> [SOURCE DATA]:
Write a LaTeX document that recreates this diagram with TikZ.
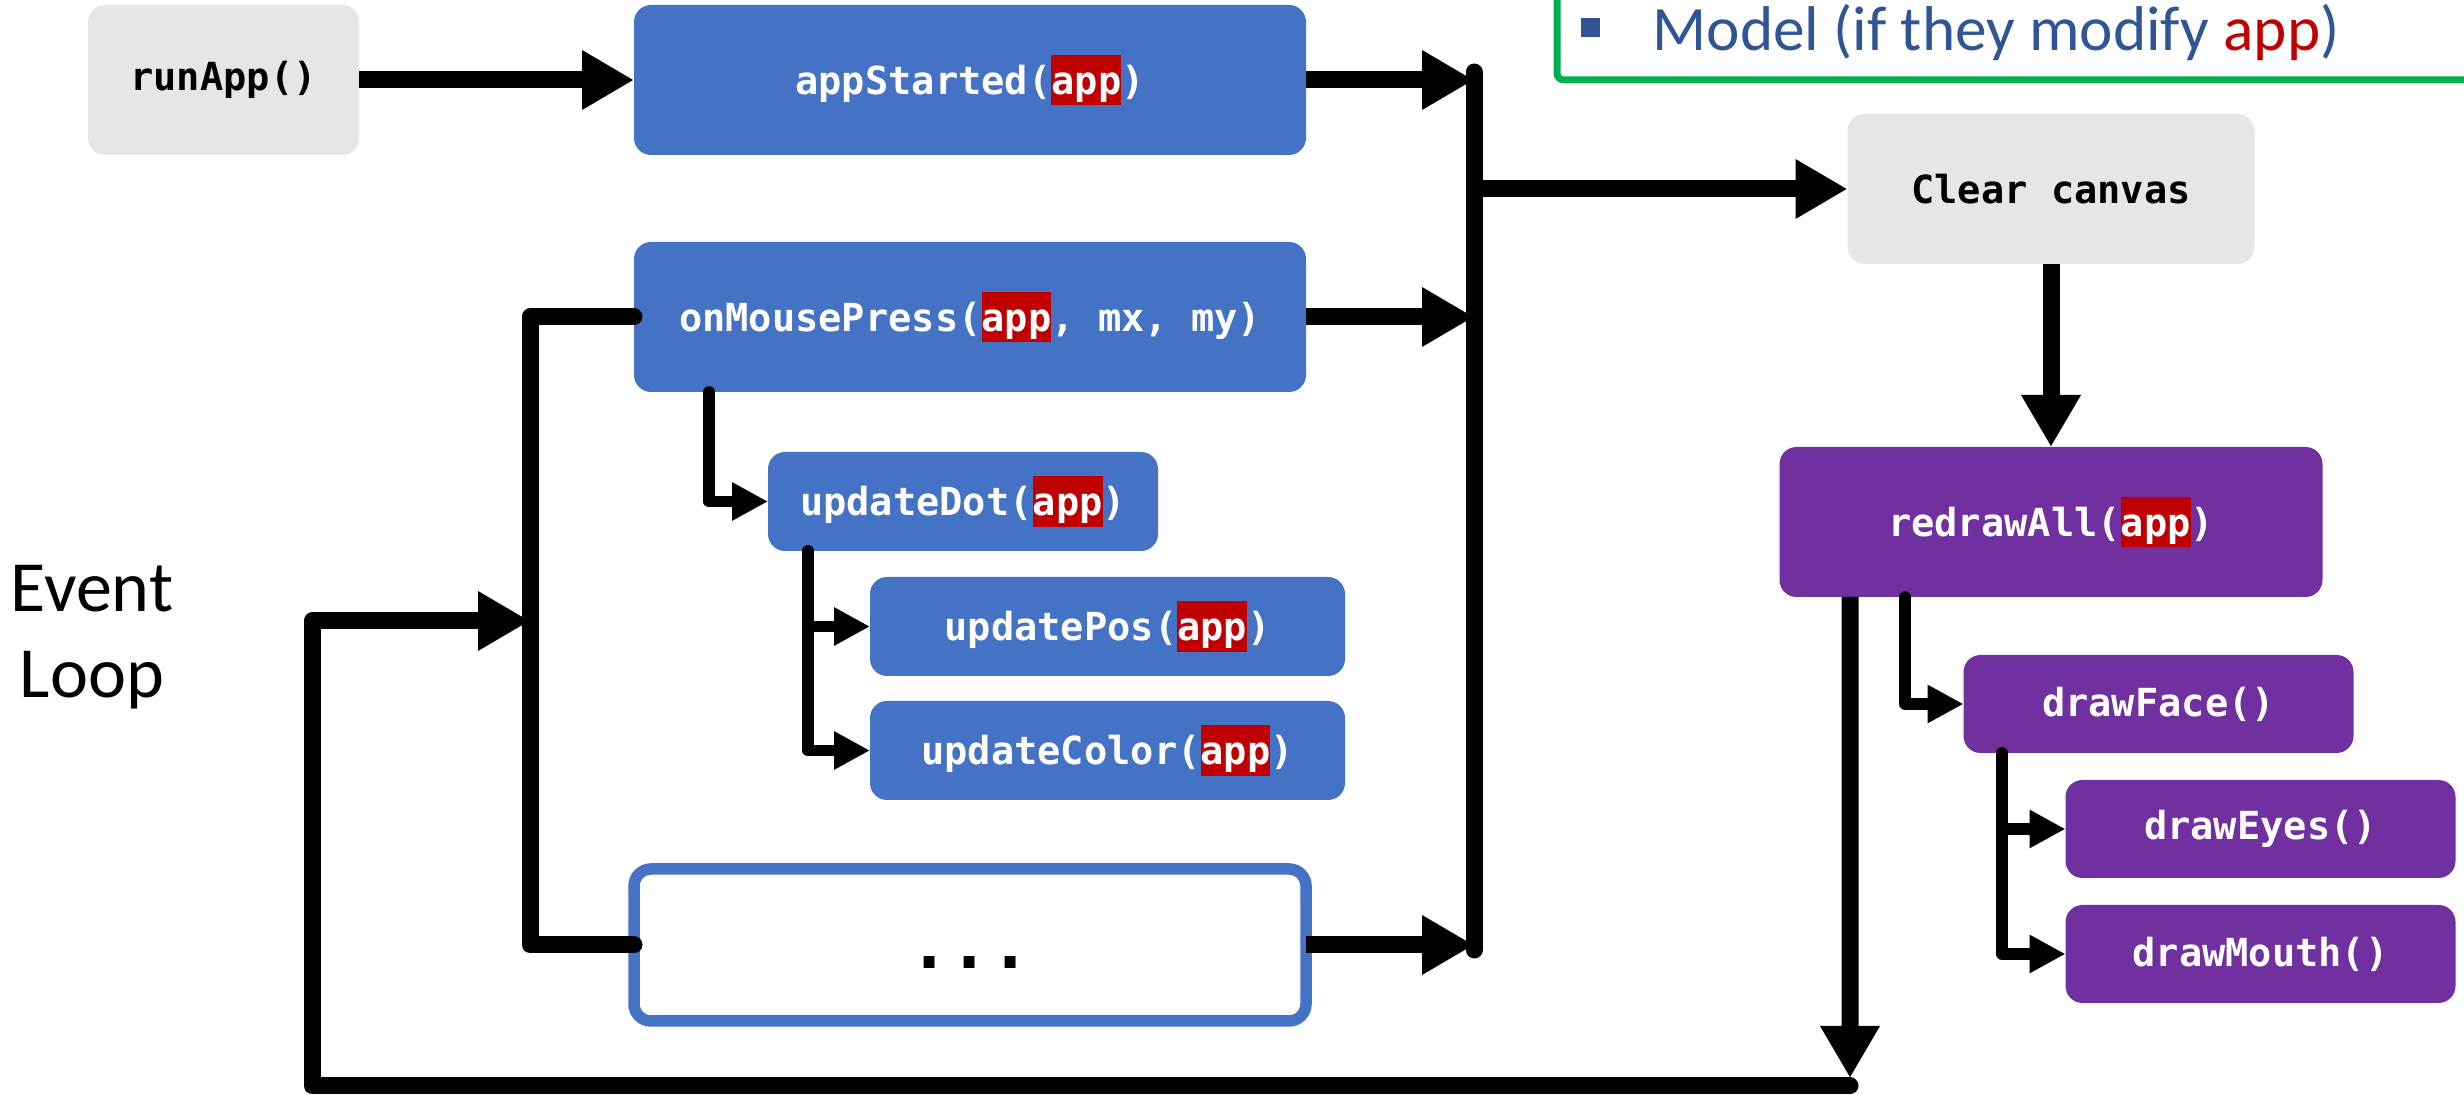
\documentclass[tikz,border=0pt]{standalone}
\usepackage{fontspec}
\setmainfont{Carlito}
\newfontfamily\codefont{DejaVu Sans Mono}
\usepackage{xcolor}
\usetikzlibrary{arrows.meta,positioning}

\definecolor{callblue}{HTML}{4472C4}
\definecolor{drawpurple}{HTML}{7030A0}
\definecolor{sysgray}{HTML}{E6E6E6}
\definecolor{appred}{HTML}{C00000}
\definecolor{noteblue}{HTML}{2F5597}
\definecolor{notegreen}{HTML}{00B050}

% the app argument, white on red
\newcommand{\hlapp}{{\setlength{\fboxsep}{0pt}\colorbox{appred}{\rule[-0.28em]{0pt}{1.31em}app}}}

\begin{document}
\begin{tikzpicture}[
      code/.style={rounded corners=0.17cm, inner sep=0pt, outer sep=0pt,
                   align=center, font=\codefont\bfseries\fontsize{11pt}{13pt}\selectfont},
      sys/.style={code, fill=sysgray, text=black, minimum height=1.5cm},
      call/.style={code, fill=callblue, text=white, minimum height=1.5cm},
      sub/.style={code, fill=callblue, text=white, minimum height=0.99cm},
      paint/.style={code, fill=drawpurple, text=white, minimum height=0.98cm},
      arr/.style={-{Triangle[length=0.52cm,width=0.56cm]}, line width=0.17cm},
      sarr/.style={-{Triangle[length=0.36cm,width=0.36cm]}, line width=0.115cm,
                   line cap=round, line join=round},
      link/.style={line width=0.17cm, line cap=round, line join=round}
  ]
    \useasboundingbox (0,0) rectangle (24.64,-10.95);

    % note in the corner
    \draw[notegreen, line width=0.07cm, rounded corners=2pt] (15.57,-0.80) rectangle (25.2,0.6);
    \node[fill=noteblue, minimum size=0.19cm, inner sep=0pt] (bullet) at (15.905,-0.275) {};
    \node[anchor=base west, inner sep=0pt, text=noteblue, font=\fontsize{18pt}{22pt}\selectfont]
      (model) at (16.52,-0.51) {Model (if they modify \textcolor{appred}{app})};

    \node[font=\fontsize{20.5pt}{24.5pt}\selectfont, align=center] (loop) at (0.92,-6.37) {Event\\ Loop};

    % controllers
    \node[sys, minimum width=2.71cm] (run) at (2.235,-0.80) {runApp()};
    \node[call, minimum width=6.72cm, right=2.75cm of run] (started) {appStarted(\hlapp)};
    \node[call, minimum width=6.72cm, below=0.87cm of started] (press) {onMousePress(\hlapp, mx, my)};
    \node[sub, minimum width=3.90cm, below right=0.60cm and 1.34cm of press.south west] (dot) {updateDot(\hlapp)};
    \node[sub, minimum width=4.75cm, below right=0.26cm and 1.02cm of dot.south west] (pos) {updatePos(\hlapp)};
    \node[sub, minimum width=4.75cm, below=0.25cm of pos] (color) {updateColor(\hlapp)};
    \node[code, draw=callblue, line width=0.115cm, fill=white, minimum width=6.72cm,
          minimum height=1.52cm, below=4.77cm of press, font=\codefont\bfseries\fontsize{19pt}{22pt}\selectfont]
      (more) {\rule{0pt}{0.48cm}...};

    % view
    \node[sys, minimum width=4.07cm] (clear) at (20.51,-1.89) {Clear canvas};
    \node[paint, minimum width=5.43cm, minimum height=1.5cm, below=1.83cm of clear] (redraw) {redrawAll(\hlapp)};
    \node[paint, minimum width=3.90cm, below right=0.58cm and 1.84cm of redraw.south west] (face) {drawFace()};
    \node[paint, minimum width=3.90cm, below right=0.27cm and 1.02cm of face.south west] (eyes) {drawEyes()};
    \node[paint, minimum width=3.90cm, below=0.27cm of eyes] (mouth) {drawMouth()};

    \coordinate (jtop) at (14.74,-0.72);
    \coordinate (jbot) at (14.74,-9.50);
    \coordinate (lin) at (5.30,-6.21);
    \coordinate (lbr) at (18.50,-10.86);
    \coordinate (lbl) at (3.12,-10.86);

    \draw[arr] (run) -- (started);
    \draw[link] (jtop) -- (jbot);
    \draw[arr] (started) -- (started -| jtop);
    \draw[arr] (press) -- (press -| jtop);
    \draw[arr] (more) -- (more -| jtop);
    \draw[arr] (clear -| jtop) -- (clear);
    \draw[arr] (clear) -- (redraw);

    \draw[link] (press.west) -| (lin) |- (more.west);
    \draw[sarr] ([xshift=0.75cm]press.south west) |- (dot);
    \draw[sarr] ([xshift=0.40cm]dot.south west) |- (pos);
    \draw[sarr] ([xshift=0.40cm]dot.south west) |- (color);

    \draw[sarr] ([xshift=1.255cm]redraw.south west) |- (face);
    \draw[sarr] ([xshift=0.385cm]face.south west) |- (eyes);
    \draw[sarr] ([xshift=0.385cm]face.south west) |- (mouth);

    % back round the loop
    \draw[arr] ([xshift=0.705cm]redraw.south west) -- ([yshift=0.08cm]lbr);
    \draw[arr, line cap=round, line join=round] (lbr) -- (lbl) |- (lin);
\end{tikzpicture}
\end{document}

> [DO THIS]:
Copy the listing word for word, excluding its pictures.

> [TASK ANSWER]:
Write a LaTeX document that recreates this diagram with TikZ.
\documentclass[tikz,border=0pt]{standalone}
\usepackage{fontspec}
\setmainfont{Carlito}
\newfontfamily\codefont{DejaVu Sans Mono}
\usepackage{xcolor}
\usetikzlibrary{arrows.meta,positioning}

\definecolor{callblue}{HTML}{4472C4}
\definecolor{drawpurple}{HTML}{7030A0}
\definecolor{sysgray}{HTML}{E6E6E6}
\definecolor{appred}{HTML}{C00000}
\definecolor{noteblue}{HTML}{2F5597}
\definecolor{notegreen}{HTML}{00B050}

% the app argument, white on red
\newcommand{\hlapp}{{\setlength{\fboxsep}{0pt}\colorbox{appred}{\rule[-0.28em]{0pt}{1.31em}app}}}

\begin{document}
\begin{tikzpicture}[
      code/.style={rounded corners=0.17cm, inner sep=0pt, outer sep=0pt,
                   align=center, font=\codefont\bfseries\fontsize{11pt}{13pt}\selectfont},
      sys/.style={code, fill=sysgray, text=black, minimum height=1.5cm},
      call/.style={code, fill=callblue, text=white, minimum height=1.5cm},
      sub/.style={code, fill=callblue, text=white, minimum height=0.99cm},
      paint/.style={code, fill=drawpurple, text=white, minimum height=0.98cm},
      arr/.style={-{Triangle[length=0.52cm,width=0.56cm]}, line width=0.17cm},
      sarr/.style={-{Triangle[length=0.36cm,width=0.36cm]}, line width=0.115cm,
                   line cap=round, line join=round},
      link/.style={line width=0.17cm, line cap=round, line join=round}
  ]
    \useasboundingbox (0,0) rectangle (24.64,-10.95);

    % note in the corner
    \draw[notegreen, line width=0.07cm, rounded corners=2pt] (15.57,-0.80) rectangle (25.2,0.6);
    \node[fill=noteblue, minimum size=0.19cm, inner sep=0pt] (bullet) at (15.905,-0.275) {};
    \node[anchor=base west, inner sep=0pt, text=noteblue, font=\fontsize{18pt}{22pt}\selectfont]
      (model) at (16.52,-0.51) {Model (if they modify \textcolor{appred}{app})};

    \node[font=\fontsize{20.5pt}{24.5pt}\selectfont, align=center] (loop) at (0.92,-6.37) {Event\\ Loop};

    % controllers
    \node[sys, minimum width=2.71cm] (run) at (2.235,-0.80) {runApp()};
    \node[call, minimum width=6.72cm, right=2.75cm of run] (started) {appStarted(\hlapp)};
    \node[call, minimum width=6.72cm, below=0.87cm of started] (press) {onMousePress(\hlapp, mx, my)};
    \node[sub, minimum width=3.90cm, below right=0.60cm and 1.34cm of press.south west] (dot) {updateDot(\hlapp)};
    \node[sub, minimum width=4.75cm, below right=0.26cm and 1.02cm of dot.south west] (pos) {updatePos(\hlapp)};
    \node[sub, minimum width=4.75cm, below=0.25cm of pos] (color) {updateColor(\hlapp)};
    \node[code, draw=callblue, line width=0.115cm, fill=white, minimum width=6.72cm,
          minimum height=1.52cm, below=4.77cm of press, font=\codefont\bfseries\fontsize{19pt}{22pt}\selectfont]
      (more) {\rule{0pt}{0.48cm}...};

    % view
    \node[sys, minimum width=4.07cm] (clear) at (20.51,-1.89) {Clear canvas};
    \node[paint, minimum width=5.43cm, minimum height=1.5cm, below=1.83cm of clear] (redraw) {redrawAll(\hlapp)};
    \node[paint, minimum width=3.90cm, below right=0.58cm and 1.84cm of redraw.south west] (face) {drawFace()};
    \node[paint, minimum width=3.90cm, below right=0.27cm and 1.02cm of face.south west] (eyes) {drawEyes()};
    \node[paint, minimum width=3.90cm, below=0.27cm of eyes] (mouth) {drawMouth()};

    \coordinate (jtop) at (14.74,-0.72);
    \coordinate (jbot) at (14.74,-9.50);
    \coordinate (lin) at (5.30,-6.21);
    \coordinate (lbr) at (18.50,-10.86);
    \coordinate (lbl) at (3.12,-10.86);

    \draw[arr] (run) -- (started);
    \draw[link] (jtop) -- (jbot);
    \draw[arr] (started) -- (started -| jtop);
    \draw[arr] (press) -- (press -| jtop);
    \draw[arr] (more) -- (more -| jtop);
    \draw[arr] (clear -| jtop) -- (clear);
    \draw[arr] (clear) -- (redraw);

    \draw[link] (press.west) -| (lin) |- (more.west);
    \draw[sarr] ([xshift=0.75cm]press.south west) |- (dot);
    \draw[sarr] ([xshift=0.40cm]dot.south west) |- (pos);
    \draw[sarr] ([xshift=0.40cm]dot.south west) |- (color);

    \draw[sarr] ([xshift=1.255cm]redraw.south west) |- (face);
    \draw[sarr] ([xshift=0.385cm]face.south west) |- (eyes);
    \draw[sarr] ([xshift=0.385cm]face.south west) |- (mouth);

    % back round the loop
    \draw[arr] ([xshift=0.705cm]redraw.south west) -- ([yshift=0.08cm]lbr);
    \draw[arr, line cap=round, line join=round] (lbr) -- (lbl) |- (lin);
\end{tikzpicture}
\end{document}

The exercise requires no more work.